The letter addressed the head of the UN verification Mission in Colombia, Jean Arnault and further agreement with the government would see the ceasefire that began on October 1 extended beyond the initial January 9 deadline.
Compartimos la carta en la que el Cdte Nicolás Rodríguez Bautista, por el Comando Central del ELN responde a la solicitud de Jean Arnault Jefe de la @MisionONUCol de informar sobre la posible extensión del Mandato de la Misión de Verificación de la ONU al Cese al Fuego Bilateral pic.twitter.com/ucE1sGwfzr
— ELN Paz (@ELN_Paz) December 18, 2017
Observers verified 27 violations of the ceasefire over the past couple of months but UN Secretary General Antonio Guterres last week urged the ELN and the government to work towards an extension claiming that “violence has diminished and the humanitarian situation has improved.”

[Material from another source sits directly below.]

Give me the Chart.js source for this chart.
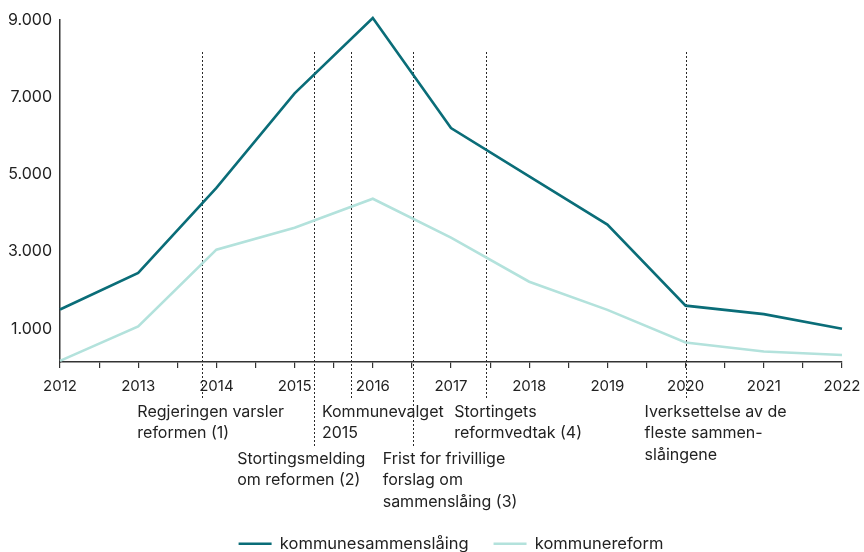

While peace negotiations are ongoing between the two sides in the Ecuadorean capital of Quito, the new head of the Armed Forces General Alberto Mejia clarified that should an extension not be agreed, the ELN will be prioritized as a military target again.
“January 9 ends the temporary national bilateral suspension with the ELN and we do not know what will happen in that negotiation. If we are commanded that there is no ceasefire, the ELN will be the priority. If the president orders that the bilateral ceasefire be extended, that priority will be dissidence. We are very clear about the order of priorities,” said the general to El Tiempo newspaper.
The talks between the state and the ELN began in February, shortly after the initiation of a peace process with the much larger FARC guerrilla group.
The ceasefire by the radical group founded by Catholic priests in 1964 aims to create favorable conditions so that tangible progress can be made at the negotiating table.
It remains delicate however, particularly in the provinces of Nariño and Choco where multiple illegal armed groups are vying for control over important coca-growing territory, the base ingredient for cocaine.
The ELN has gotten caught up in several clashes with these groups that have jeopardized the security of the civilian population contrary to the terms of the agreement.